Grafik Studienanfänger
(Foto: Statistisches Bundesamt)

Zum Vergleich, Nida-Rümelins These lautet so: "Es ist falsch, Jugendlichen zu suggerieren, dass sie auf ihrem Bildungsweg gescheitert sind, wenn sie nicht die Hochschulreife erwerben und dann ein Studium aufnehmen." Eine fatale Folge sei der Trend, "möglichst viele Ausbildungsberufe zu akademisieren". In Köln konkretisiert er das, spricht von einem "Verdrängungswettbewerb": Bachelor-Absolventen in Architektur heuerten als technische Zeichner an, Betriebswirte übernähmen Sachbearbeiteraufgaben.

Angst um das Duale System

Und was ist zu tun? Der IHK-Vertreter kommt zu Wort, beruflicher Bildung fehle das "Marken-Image". Schuld seien auch die Medien - im Fernsehen sehe man viele Serien, in denen Ärzte und Juristen "ein tolles Leben führen". Besser informieren in den Schulen, empfiehlt Burckhart; Schüler "nicht mit Informationen füttern, füttern, füttern", sondern sie Interessen und Stärken entdecken lassen. Das heißt auch, dass Akademikerkinder nicht studieren, wenn ihnen eine Berufsausbildung besser liegt. Als Befürworter einer "Abschottung" der akademischen Kaste, sagt Burckhart, habe er Nida-Rümelin auch nie verstanden.

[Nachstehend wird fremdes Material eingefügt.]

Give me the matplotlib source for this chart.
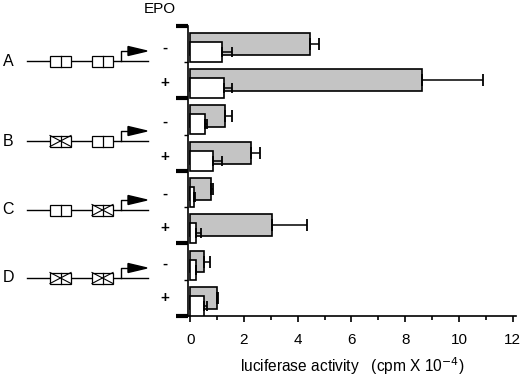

Letzterer, übrigens Sohn eines Bildhauers, fordert einen neuen Bildungsbegriff. "Manche Städte haben 70 Prozent Abiturientenquote. Es kann nicht sein, dass Gymnasiasten von ihren technischen oder sozialen Fähigkeiten höchstens am Rande etwas mitbekommen." Sonst gehe das "Duale System vor die Hunde" - Folge des "Akademisierungswahns". Den kennt auch der Veranstalter des Podiums, der Verband der Bildungswirtschaft. Hinter den Gästen prangt da an der Wand: Akademisierungswahn in Deutschland: Wer rettet das Image der Ausbildung? Als fester Begriff, und ohne Anführungszeichen.